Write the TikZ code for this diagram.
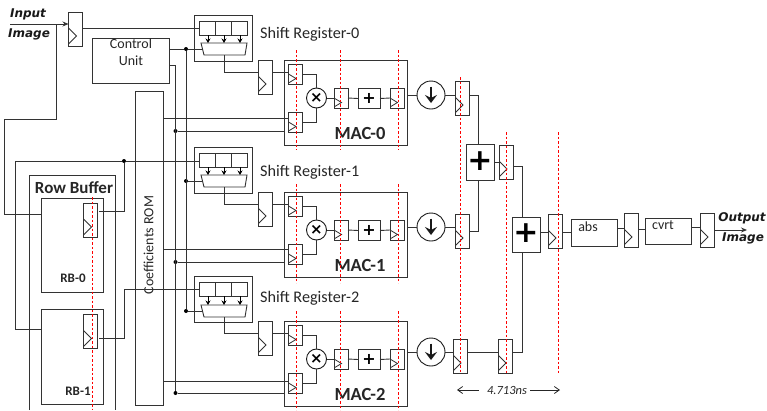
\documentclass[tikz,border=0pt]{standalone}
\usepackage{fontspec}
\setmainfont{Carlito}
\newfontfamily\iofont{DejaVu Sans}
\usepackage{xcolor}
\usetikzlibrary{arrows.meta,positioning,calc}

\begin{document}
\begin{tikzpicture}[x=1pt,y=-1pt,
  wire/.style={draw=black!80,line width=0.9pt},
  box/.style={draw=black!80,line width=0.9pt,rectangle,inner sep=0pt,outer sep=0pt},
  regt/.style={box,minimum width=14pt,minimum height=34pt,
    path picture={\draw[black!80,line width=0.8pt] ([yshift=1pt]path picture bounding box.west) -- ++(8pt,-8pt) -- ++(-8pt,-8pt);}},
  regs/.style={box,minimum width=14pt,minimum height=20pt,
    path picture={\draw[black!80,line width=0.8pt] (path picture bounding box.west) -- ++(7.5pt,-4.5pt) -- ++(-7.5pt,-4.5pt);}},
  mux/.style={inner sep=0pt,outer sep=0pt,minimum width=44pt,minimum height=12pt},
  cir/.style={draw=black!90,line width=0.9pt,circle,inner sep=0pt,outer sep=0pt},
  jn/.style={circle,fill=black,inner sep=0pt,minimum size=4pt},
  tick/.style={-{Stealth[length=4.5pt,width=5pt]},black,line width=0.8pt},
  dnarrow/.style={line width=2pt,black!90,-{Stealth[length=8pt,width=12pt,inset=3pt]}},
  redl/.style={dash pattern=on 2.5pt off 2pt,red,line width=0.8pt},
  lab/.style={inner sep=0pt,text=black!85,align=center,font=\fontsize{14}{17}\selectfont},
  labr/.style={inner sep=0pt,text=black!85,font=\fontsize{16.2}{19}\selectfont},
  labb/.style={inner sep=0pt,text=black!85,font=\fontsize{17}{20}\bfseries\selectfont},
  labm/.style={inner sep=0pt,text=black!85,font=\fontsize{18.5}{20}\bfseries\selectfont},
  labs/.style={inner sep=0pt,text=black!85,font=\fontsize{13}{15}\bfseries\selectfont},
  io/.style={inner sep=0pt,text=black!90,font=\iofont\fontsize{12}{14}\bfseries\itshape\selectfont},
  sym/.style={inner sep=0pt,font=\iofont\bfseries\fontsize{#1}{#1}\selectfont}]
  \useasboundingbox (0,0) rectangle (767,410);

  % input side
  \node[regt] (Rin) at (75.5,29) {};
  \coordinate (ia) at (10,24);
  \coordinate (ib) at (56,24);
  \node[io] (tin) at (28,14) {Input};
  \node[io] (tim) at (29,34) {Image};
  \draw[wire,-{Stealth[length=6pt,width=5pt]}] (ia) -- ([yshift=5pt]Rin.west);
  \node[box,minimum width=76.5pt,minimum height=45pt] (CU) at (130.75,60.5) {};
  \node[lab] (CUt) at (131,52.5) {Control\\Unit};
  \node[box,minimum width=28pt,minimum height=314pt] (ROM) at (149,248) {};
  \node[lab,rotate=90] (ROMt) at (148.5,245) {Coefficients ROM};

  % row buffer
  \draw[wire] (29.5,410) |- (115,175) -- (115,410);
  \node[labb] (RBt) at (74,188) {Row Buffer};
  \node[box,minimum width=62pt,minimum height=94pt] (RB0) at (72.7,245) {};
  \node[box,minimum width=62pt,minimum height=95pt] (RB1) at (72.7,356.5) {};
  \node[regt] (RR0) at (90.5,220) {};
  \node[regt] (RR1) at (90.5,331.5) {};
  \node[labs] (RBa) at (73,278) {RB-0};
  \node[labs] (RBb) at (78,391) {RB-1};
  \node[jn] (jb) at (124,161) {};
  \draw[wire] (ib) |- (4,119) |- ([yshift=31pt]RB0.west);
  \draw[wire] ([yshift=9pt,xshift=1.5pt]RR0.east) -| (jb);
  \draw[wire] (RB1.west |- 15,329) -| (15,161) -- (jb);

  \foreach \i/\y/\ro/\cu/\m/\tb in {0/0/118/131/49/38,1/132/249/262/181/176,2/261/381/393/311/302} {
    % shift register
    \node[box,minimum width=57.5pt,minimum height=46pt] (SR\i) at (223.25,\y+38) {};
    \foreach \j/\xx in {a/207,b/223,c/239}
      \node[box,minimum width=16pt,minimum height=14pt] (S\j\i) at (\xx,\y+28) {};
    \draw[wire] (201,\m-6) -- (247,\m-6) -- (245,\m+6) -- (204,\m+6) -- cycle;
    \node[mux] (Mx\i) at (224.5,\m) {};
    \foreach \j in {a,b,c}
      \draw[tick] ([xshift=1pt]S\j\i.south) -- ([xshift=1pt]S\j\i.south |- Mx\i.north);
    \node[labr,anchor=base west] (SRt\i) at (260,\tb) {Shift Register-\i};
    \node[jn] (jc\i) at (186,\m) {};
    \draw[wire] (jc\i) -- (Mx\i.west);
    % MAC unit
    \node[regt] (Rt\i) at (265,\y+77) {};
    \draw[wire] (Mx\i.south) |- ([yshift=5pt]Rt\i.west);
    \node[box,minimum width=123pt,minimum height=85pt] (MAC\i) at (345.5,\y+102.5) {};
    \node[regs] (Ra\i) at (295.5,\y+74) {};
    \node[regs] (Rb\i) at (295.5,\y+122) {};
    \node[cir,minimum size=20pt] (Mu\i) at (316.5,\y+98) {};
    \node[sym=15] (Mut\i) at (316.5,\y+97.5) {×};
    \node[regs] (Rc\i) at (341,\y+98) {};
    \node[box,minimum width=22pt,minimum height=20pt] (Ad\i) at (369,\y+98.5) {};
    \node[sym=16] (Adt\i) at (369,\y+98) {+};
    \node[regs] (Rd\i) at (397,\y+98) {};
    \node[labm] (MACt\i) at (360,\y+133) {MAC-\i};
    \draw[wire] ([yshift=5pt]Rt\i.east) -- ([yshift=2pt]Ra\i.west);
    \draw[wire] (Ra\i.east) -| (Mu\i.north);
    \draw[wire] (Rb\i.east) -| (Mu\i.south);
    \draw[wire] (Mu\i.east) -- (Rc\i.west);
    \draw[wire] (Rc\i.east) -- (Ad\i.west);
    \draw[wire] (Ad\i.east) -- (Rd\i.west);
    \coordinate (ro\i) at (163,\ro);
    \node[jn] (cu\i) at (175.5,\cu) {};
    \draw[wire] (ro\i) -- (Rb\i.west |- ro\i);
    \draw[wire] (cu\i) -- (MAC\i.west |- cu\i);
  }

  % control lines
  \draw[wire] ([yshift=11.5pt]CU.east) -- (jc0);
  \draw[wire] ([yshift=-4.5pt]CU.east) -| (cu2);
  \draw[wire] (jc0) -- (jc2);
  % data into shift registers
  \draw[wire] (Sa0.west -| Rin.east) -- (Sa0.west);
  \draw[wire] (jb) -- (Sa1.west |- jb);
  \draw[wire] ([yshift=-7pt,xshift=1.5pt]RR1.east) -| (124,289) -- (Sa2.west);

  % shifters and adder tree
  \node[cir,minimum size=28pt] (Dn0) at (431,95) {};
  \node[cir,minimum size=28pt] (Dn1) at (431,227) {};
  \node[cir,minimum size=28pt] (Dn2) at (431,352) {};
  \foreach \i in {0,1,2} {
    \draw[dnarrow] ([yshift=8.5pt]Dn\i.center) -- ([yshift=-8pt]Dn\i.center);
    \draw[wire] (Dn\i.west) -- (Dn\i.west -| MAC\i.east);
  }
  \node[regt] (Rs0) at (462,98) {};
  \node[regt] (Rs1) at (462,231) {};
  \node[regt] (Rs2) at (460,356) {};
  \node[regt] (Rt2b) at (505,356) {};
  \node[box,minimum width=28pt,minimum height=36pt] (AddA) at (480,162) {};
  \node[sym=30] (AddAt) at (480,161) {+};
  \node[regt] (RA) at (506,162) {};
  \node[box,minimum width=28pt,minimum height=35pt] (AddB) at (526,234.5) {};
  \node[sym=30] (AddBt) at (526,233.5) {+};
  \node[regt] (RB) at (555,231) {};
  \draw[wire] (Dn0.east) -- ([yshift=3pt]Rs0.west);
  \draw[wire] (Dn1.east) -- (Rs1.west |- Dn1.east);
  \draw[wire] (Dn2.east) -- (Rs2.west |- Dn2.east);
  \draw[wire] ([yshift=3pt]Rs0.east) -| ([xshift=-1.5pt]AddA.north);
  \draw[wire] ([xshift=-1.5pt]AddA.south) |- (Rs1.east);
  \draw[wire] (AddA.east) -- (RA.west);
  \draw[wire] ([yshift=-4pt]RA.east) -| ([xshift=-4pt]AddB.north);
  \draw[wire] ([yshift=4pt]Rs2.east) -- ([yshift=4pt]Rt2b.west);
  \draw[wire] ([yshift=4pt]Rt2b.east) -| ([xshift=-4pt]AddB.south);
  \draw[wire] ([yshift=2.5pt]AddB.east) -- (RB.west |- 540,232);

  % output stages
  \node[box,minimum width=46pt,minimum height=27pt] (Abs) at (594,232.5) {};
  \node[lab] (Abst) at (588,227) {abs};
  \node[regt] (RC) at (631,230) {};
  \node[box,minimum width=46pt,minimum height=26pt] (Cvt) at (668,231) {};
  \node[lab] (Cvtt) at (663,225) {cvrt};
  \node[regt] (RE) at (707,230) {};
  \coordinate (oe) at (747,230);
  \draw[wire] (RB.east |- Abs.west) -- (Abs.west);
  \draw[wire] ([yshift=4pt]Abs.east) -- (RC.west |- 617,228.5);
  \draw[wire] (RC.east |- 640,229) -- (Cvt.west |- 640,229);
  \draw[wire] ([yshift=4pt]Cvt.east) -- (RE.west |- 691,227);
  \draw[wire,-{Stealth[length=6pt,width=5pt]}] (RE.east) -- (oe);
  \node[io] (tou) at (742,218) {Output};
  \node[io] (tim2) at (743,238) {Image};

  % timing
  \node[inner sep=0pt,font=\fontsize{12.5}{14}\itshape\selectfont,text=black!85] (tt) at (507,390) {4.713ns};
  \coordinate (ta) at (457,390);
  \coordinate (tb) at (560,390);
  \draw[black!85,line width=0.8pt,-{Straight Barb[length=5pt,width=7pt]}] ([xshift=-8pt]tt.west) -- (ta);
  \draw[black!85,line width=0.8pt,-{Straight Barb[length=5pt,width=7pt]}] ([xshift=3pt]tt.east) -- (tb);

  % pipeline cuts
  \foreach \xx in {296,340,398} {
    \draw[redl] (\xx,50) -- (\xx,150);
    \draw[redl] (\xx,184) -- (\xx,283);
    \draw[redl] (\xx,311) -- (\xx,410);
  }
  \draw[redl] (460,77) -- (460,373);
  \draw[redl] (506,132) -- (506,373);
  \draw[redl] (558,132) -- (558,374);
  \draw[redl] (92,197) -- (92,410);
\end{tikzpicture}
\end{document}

→ **What is required**
Leave out any pictures and return exactly the lines from the beginning of the data through the line with "(0,0) rectangle (767,410);", inclusive.

→ **Answer to this task**
Write the TikZ code for this diagram.
\documentclass[tikz,border=0pt]{standalone}
\usepackage{fontspec}
\setmainfont{Carlito}
\newfontfamily\iofont{DejaVu Sans}
\usepackage{xcolor}
\usetikzlibrary{arrows.meta,positioning,calc}

\begin{document}
\begin{tikzpicture}[x=1pt,y=-1pt,
  wire/.style={draw=black!80,line width=0.9pt},
  box/.style={draw=black!80,line width=0.9pt,rectangle,inner sep=0pt,outer sep=0pt},
  regt/.style={box,minimum width=14pt,minimum height=34pt,
    path picture={\draw[black!80,line width=0.8pt] ([yshift=1pt]path picture bounding box.west) -- ++(8pt,-8pt) -- ++(-8pt,-8pt);}},
  regs/.style={box,minimum width=14pt,minimum height=20pt,
    path picture={\draw[black!80,line width=0.8pt] (path picture bounding box.west) -- ++(7.5pt,-4.5pt) -- ++(-7.5pt,-4.5pt);}},
  mux/.style={inner sep=0pt,outer sep=0pt,minimum width=44pt,minimum height=12pt},
  cir/.style={draw=black!90,line width=0.9pt,circle,inner sep=0pt,outer sep=0pt},
  jn/.style={circle,fill=black,inner sep=0pt,minimum size=4pt},
  tick/.style={-{Stealth[length=4.5pt,width=5pt]},black,line width=0.8pt},
  dnarrow/.style={line width=2pt,black!90,-{Stealth[length=8pt,width=12pt,inset=3pt]}},
  redl/.style={dash pattern=on 2.5pt off 2pt,red,line width=0.8pt},
  lab/.style={inner sep=0pt,text=black!85,align=center,font=\fontsize{14}{17}\selectfont},
  labr/.style={inner sep=0pt,text=black!85,font=\fontsize{16.2}{19}\selectfont},
  labb/.style={inner sep=0pt,text=black!85,font=\fontsize{17}{20}\bfseries\selectfont},
  labm/.style={inner sep=0pt,text=black!85,font=\fontsize{18.5}{20}\bfseries\selectfont},
  labs/.style={inner sep=0pt,text=black!85,font=\fontsize{13}{15}\bfseries\selectfont},
  io/.style={inner sep=0pt,text=black!90,font=\iofont\fontsize{12}{14}\bfseries\itshape\selectfont},
  sym/.style={inner sep=0pt,font=\iofont\bfseries\fontsize{#1}{#1}\selectfont}]
  \useasboundingbox (0,0) rectangle (767,410);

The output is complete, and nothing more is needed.